DATA RECORDS
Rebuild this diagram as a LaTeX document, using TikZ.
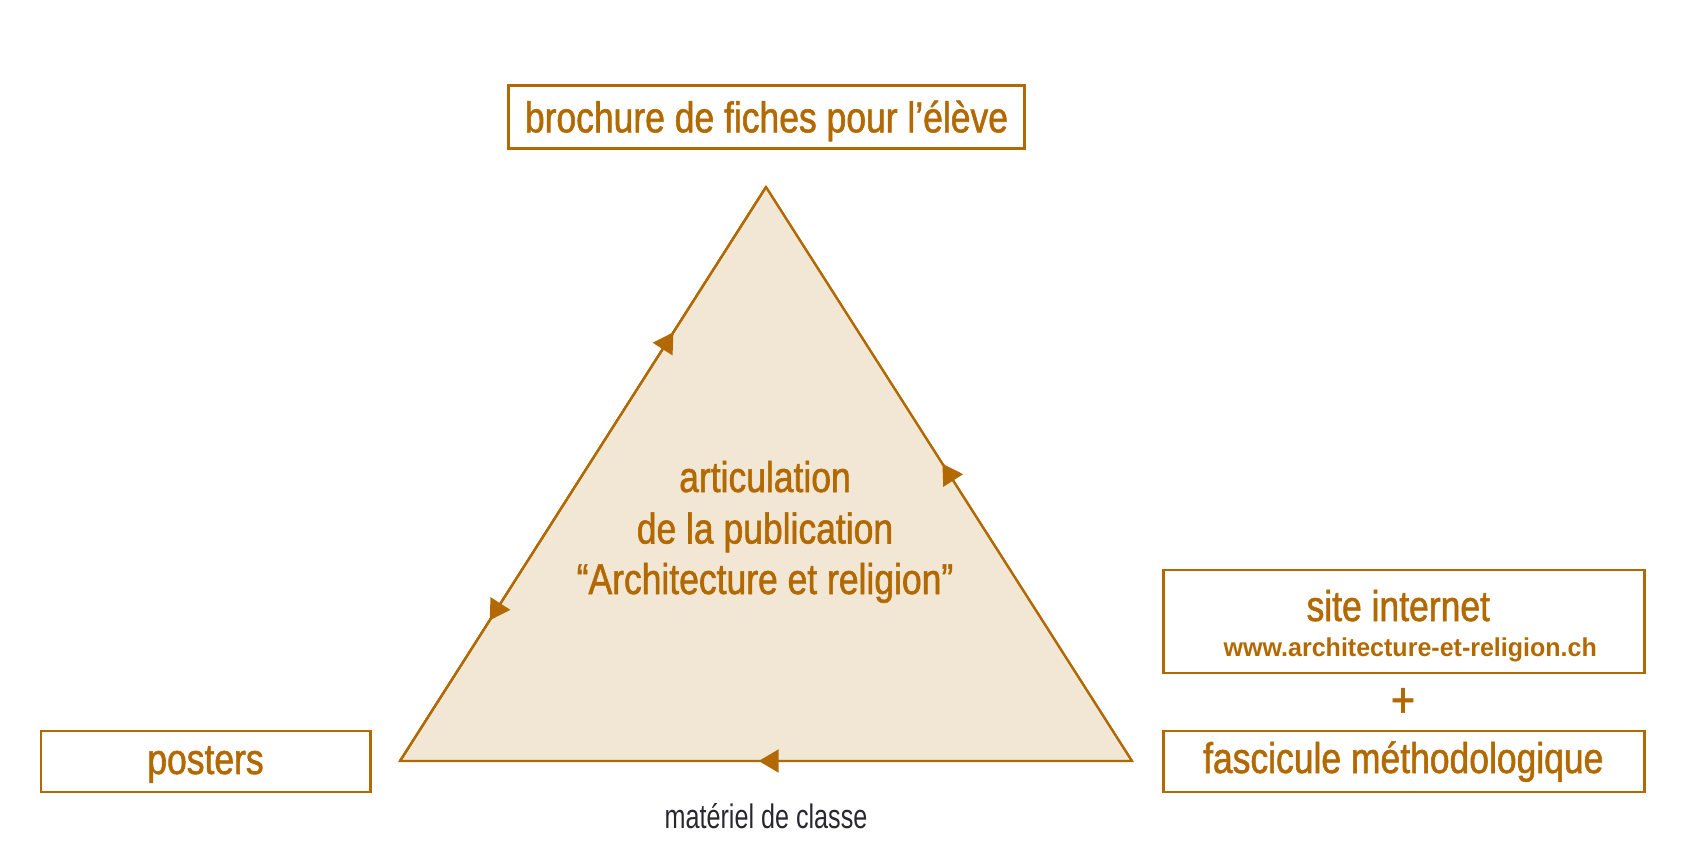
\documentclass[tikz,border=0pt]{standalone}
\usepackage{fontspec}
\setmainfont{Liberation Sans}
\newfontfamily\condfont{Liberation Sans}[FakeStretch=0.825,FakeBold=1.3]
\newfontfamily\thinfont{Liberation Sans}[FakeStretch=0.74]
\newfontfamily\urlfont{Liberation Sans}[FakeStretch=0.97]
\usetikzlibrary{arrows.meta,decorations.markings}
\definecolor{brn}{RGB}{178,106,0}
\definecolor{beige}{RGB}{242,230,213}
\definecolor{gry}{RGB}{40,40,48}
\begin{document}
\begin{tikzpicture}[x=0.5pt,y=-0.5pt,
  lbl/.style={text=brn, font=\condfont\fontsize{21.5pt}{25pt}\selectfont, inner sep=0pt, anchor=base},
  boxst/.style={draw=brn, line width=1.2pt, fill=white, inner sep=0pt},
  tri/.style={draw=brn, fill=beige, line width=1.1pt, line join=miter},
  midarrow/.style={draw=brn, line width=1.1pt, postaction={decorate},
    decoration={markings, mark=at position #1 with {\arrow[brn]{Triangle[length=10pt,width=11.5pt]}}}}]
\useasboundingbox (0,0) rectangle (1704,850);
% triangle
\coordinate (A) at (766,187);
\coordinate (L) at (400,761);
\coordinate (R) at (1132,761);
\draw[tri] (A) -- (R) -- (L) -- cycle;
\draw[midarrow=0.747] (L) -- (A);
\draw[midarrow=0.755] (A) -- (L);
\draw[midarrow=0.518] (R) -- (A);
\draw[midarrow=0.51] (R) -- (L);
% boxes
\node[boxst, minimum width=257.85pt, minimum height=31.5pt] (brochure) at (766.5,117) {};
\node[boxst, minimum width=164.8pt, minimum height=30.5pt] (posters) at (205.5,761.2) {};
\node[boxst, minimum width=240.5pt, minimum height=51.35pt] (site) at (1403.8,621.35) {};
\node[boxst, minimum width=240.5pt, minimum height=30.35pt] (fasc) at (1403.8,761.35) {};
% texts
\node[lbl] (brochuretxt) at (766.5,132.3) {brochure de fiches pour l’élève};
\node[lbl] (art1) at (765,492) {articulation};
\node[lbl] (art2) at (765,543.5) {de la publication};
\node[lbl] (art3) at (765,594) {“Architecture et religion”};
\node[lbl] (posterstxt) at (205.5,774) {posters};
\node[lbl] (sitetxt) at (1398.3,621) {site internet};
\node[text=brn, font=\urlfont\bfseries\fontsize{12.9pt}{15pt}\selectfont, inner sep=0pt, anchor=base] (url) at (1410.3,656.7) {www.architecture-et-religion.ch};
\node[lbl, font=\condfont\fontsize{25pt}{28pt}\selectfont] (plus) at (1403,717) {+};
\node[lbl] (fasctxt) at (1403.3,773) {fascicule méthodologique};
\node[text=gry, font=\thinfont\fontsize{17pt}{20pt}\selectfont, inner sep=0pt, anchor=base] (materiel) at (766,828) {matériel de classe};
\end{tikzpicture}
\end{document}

--

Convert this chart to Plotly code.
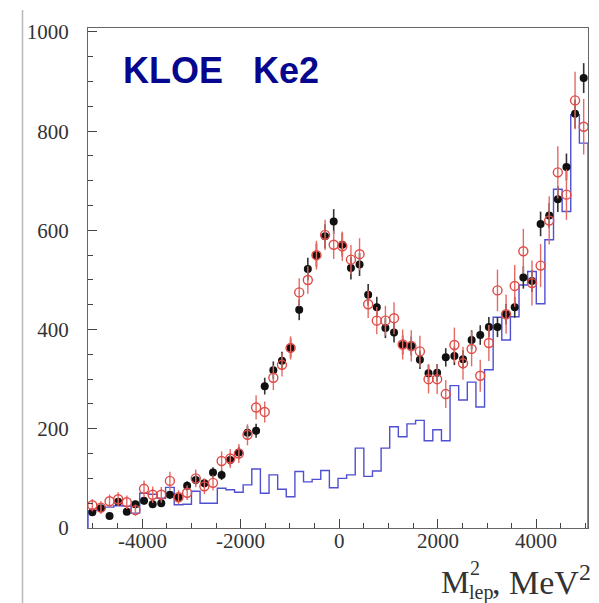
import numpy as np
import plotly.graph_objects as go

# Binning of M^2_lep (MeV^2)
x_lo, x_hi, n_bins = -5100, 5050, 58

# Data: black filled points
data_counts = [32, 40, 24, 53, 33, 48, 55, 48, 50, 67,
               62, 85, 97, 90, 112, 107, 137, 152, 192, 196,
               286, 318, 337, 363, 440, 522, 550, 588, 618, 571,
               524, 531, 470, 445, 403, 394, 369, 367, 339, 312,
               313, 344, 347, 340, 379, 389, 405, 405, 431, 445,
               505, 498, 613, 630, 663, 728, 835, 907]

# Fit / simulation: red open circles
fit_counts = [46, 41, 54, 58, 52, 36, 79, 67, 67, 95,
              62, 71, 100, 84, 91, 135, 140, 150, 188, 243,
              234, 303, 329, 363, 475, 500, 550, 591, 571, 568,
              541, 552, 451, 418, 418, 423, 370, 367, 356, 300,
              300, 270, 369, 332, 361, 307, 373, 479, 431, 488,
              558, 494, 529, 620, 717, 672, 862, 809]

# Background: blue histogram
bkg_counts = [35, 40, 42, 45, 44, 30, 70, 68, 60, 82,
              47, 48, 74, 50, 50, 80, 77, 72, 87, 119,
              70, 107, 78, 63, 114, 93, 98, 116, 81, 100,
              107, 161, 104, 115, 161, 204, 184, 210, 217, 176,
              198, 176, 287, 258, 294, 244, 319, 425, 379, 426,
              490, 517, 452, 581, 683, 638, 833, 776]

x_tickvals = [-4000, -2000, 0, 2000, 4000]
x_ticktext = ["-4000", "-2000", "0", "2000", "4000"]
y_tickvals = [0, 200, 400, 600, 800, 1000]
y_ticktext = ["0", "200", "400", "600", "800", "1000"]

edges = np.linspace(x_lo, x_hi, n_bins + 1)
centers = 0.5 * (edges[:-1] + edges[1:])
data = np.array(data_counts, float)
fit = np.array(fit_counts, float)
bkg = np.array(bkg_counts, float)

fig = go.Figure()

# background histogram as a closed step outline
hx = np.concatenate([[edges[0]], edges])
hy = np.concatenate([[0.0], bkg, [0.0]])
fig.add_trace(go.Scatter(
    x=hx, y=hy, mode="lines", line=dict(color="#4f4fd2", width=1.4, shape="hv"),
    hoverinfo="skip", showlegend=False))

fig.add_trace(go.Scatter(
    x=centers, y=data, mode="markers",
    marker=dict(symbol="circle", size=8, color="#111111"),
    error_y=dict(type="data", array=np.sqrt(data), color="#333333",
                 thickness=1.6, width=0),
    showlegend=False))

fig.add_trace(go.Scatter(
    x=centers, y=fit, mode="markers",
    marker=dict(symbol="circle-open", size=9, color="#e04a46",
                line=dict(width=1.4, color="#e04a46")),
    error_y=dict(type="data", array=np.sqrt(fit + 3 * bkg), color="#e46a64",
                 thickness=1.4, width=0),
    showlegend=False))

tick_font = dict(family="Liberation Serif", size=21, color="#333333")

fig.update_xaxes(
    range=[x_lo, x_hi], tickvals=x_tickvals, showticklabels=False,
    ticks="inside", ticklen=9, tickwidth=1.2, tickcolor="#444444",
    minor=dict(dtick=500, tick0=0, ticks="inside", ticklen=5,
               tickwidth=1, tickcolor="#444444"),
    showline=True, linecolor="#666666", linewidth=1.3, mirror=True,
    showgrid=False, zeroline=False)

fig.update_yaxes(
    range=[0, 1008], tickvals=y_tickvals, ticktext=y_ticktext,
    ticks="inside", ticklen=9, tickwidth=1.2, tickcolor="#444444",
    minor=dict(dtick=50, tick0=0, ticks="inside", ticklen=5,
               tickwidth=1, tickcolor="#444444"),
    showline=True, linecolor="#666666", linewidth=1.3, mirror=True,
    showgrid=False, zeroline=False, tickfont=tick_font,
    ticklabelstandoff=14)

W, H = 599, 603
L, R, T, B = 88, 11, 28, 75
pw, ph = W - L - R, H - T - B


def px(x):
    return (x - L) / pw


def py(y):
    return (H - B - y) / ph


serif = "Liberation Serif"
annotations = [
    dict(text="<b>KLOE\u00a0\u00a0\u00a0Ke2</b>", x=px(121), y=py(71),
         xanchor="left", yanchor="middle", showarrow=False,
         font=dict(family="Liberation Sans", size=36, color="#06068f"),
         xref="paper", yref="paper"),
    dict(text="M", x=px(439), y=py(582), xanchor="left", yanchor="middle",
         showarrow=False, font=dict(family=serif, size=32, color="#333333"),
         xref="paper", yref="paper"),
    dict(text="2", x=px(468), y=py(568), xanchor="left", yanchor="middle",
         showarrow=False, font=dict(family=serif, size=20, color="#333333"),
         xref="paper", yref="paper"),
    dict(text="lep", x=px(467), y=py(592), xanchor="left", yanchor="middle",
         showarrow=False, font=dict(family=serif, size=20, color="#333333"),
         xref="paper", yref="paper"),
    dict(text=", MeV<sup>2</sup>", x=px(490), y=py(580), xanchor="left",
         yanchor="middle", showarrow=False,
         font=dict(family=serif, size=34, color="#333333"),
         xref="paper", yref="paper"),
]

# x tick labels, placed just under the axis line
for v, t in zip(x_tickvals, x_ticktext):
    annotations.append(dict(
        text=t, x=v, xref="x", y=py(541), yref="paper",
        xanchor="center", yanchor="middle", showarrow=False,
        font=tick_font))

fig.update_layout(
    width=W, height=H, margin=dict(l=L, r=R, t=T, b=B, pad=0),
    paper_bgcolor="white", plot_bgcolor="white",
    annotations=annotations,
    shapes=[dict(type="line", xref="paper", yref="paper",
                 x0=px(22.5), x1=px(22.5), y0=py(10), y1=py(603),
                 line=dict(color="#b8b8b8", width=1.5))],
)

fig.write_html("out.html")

EXERCISE GOAL
Return exactly the lines from the one with "Convert this chart to Plotly code." to the one with "505, 498, 613, 630, 663, 728, 835, 907]", both ends kept, and only those. Images are left out.

THE SOLUTION
Convert this chart to Plotly code.
import numpy as np
import plotly.graph_objects as go

# Binning of M^2_lep (MeV^2)
x_lo, x_hi, n_bins = -5100, 5050, 58

# Data: black filled points
data_counts = [32, 40, 24, 53, 33, 48, 55, 48, 50, 67,
               62, 85, 97, 90, 112, 107, 137, 152, 192, 196,
               286, 318, 337, 363, 440, 522, 550, 588, 618, 571,
               524, 531, 470, 445, 403, 394, 369, 367, 339, 312,
               313, 344, 347, 340, 379, 389, 405, 405, 431, 445,
               505, 498, 613, 630, 663, 728, 835, 907]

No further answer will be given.